▸ **Required task**
Write out the listing below exactly, and omit any images you find in it.

▸ **Source material**
══════

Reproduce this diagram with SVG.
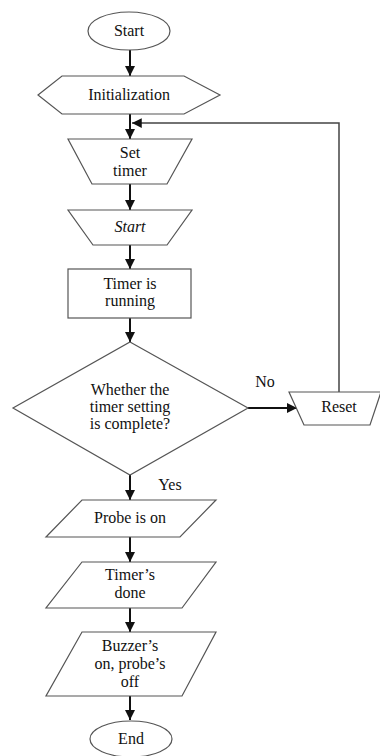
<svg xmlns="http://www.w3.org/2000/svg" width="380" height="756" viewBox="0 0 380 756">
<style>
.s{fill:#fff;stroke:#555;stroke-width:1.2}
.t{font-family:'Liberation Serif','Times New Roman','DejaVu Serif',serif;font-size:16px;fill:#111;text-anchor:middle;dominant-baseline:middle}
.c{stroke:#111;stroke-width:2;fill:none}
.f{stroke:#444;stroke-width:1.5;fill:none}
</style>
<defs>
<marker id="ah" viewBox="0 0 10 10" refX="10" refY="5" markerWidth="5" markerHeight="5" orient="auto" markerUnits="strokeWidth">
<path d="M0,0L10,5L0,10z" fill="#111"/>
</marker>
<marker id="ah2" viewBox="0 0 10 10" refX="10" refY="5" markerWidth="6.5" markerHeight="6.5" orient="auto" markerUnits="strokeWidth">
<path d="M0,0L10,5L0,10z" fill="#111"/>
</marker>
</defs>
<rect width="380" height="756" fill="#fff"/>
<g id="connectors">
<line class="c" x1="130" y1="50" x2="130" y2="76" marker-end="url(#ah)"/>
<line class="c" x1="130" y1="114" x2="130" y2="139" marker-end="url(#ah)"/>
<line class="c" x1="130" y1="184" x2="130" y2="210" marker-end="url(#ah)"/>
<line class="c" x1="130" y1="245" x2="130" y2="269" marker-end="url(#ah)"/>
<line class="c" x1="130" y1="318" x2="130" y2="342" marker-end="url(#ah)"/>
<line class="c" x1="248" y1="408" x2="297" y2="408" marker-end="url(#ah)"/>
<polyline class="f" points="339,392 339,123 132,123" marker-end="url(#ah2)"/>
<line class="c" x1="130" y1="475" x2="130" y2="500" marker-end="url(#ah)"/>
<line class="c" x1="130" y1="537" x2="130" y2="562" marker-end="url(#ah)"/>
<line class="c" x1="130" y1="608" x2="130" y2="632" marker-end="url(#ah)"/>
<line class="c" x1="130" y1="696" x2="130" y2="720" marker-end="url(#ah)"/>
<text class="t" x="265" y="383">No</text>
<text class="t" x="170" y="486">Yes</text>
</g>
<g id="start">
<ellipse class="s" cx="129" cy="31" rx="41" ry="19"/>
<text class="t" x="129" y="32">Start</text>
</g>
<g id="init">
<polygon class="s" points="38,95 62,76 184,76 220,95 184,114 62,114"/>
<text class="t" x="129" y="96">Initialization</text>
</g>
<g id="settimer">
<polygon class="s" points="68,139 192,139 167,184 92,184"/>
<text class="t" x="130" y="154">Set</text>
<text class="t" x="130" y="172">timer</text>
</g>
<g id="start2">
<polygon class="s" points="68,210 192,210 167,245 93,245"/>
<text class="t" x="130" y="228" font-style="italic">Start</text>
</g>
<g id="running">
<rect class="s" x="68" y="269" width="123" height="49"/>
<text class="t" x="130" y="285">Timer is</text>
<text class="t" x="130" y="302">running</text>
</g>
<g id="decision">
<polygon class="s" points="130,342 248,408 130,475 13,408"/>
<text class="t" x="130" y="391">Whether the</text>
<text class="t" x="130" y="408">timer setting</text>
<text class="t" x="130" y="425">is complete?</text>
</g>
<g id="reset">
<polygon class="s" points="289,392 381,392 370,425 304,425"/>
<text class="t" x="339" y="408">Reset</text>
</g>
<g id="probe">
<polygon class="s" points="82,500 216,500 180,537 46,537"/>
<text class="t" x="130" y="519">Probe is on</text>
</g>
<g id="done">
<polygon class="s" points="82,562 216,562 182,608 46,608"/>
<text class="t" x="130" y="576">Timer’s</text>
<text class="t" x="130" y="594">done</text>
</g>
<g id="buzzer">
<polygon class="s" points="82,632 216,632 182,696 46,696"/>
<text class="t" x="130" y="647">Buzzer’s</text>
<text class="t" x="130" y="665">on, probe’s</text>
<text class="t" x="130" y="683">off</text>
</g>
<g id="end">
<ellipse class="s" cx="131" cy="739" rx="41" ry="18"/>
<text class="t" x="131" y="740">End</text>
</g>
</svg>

══════

▸ **Exercise response**
Reproduce this diagram with SVG.
<svg xmlns="http://www.w3.org/2000/svg" width="380" height="756" viewBox="0 0 380 756">
<style>
.s{fill:#fff;stroke:#555;stroke-width:1.2}
.t{font-family:'Liberation Serif','Times New Roman','DejaVu Serif',serif;font-size:16px;fill:#111;text-anchor:middle;dominant-baseline:middle}
.c{stroke:#111;stroke-width:2;fill:none}
.f{stroke:#444;stroke-width:1.5;fill:none}
</style>
<defs>
<marker id="ah" viewBox="0 0 10 10" refX="10" refY="5" markerWidth="5" markerHeight="5" orient="auto" markerUnits="strokeWidth">
<path d="M0,0L10,5L0,10z" fill="#111"/>
</marker>
<marker id="ah2" viewBox="0 0 10 10" refX="10" refY="5" markerWidth="6.5" markerHeight="6.5" orient="auto" markerUnits="strokeWidth">
<path d="M0,0L10,5L0,10z" fill="#111"/>
</marker>
</defs>
<rect width="380" height="756" fill="#fff"/>
<g id="connectors">
<line class="c" x1="130" y1="50" x2="130" y2="76" marker-end="url(#ah)"/>
<line class="c" x1="130" y1="114" x2="130" y2="139" marker-end="url(#ah)"/>
<line class="c" x1="130" y1="184" x2="130" y2="210" marker-end="url(#ah)"/>
<line class="c" x1="130" y1="245" x2="130" y2="269" marker-end="url(#ah)"/>
<line class="c" x1="130" y1="318" x2="130" y2="342" marker-end="url(#ah)"/>
<line class="c" x1="248" y1="408" x2="297" y2="408" marker-end="url(#ah)"/>
<polyline class="f" points="339,392 339,123 132,123" marker-end="url(#ah2)"/>
<line class="c" x1="130" y1="475" x2="130" y2="500" marker-end="url(#ah)"/>
<line class="c" x1="130" y1="537" x2="130" y2="562" marker-end="url(#ah)"/>
<line class="c" x1="130" y1="608" x2="130" y2="632" marker-end="url(#ah)"/>
<line class="c" x1="130" y1="696" x2="130" y2="720" marker-end="url(#ah)"/>
<text class="t" x="265" y="383">No</text>
<text class="t" x="170" y="486">Yes</text>
</g>
<g id="start">
<ellipse class="s" cx="129" cy="31" rx="41" ry="19"/>
<text class="t" x="129" y="32">Start</text>
</g>
<g id="init">
<polygon class="s" points="38,95 62,76 184,76 220,95 184,114 62,114"/>
<text class="t" x="129" y="96">Initialization</text>
</g>
<g id="settimer">
<polygon class="s" points="68,139 192,139 167,184 92,184"/>
<text class="t" x="130" y="154">Set</text>
<text class="t" x="130" y="172">timer</text>
</g>
<g id="start2">
<polygon class="s" points="68,210 192,210 167,245 93,245"/>
<text class="t" x="130" y="228" font-style="italic">Start</text>
</g>
<g id="running">
<rect class="s" x="68" y="269" width="123" height="49"/>
<text class="t" x="130" y="285">Timer is</text>
<text class="t" x="130" y="302">running</text>
</g>
<g id="decision">
<polygon class="s" points="130,342 248,408 130,475 13,408"/>
<text class="t" x="130" y="391">Whether the</text>
<text class="t" x="130" y="408">timer setting</text>
<text class="t" x="130" y="425">is complete?</text>
</g>
<g id="reset">
<polygon class="s" points="289,392 381,392 370,425 304,425"/>
<text class="t" x="339" y="408">Reset</text>
</g>
<g id="probe">
<polygon class="s" points="82,500 216,500 180,537 46,537"/>
<text class="t" x="130" y="519">Probe is on</text>
</g>
<g id="done">
<polygon class="s" points="82,562 216,562 182,608 46,608"/>
<text class="t" x="130" y="576">Timer’s</text>
<text class="t" x="130" y="594">done</text>
</g>
<g id="buzzer">
<polygon class="s" points="82,632 216,632 182,696 46,696"/>
<text class="t" x="130" y="647">Buzzer’s</text>
<text class="t" x="130" y="665">on, probe’s</text>
<text class="t" x="130" y="683">off</text>
</g>
<g id="end">
<ellipse class="s" cx="131" cy="739" rx="41" ry="18"/>
<text class="t" x="131" y="740">End</text>
</g>
</svg>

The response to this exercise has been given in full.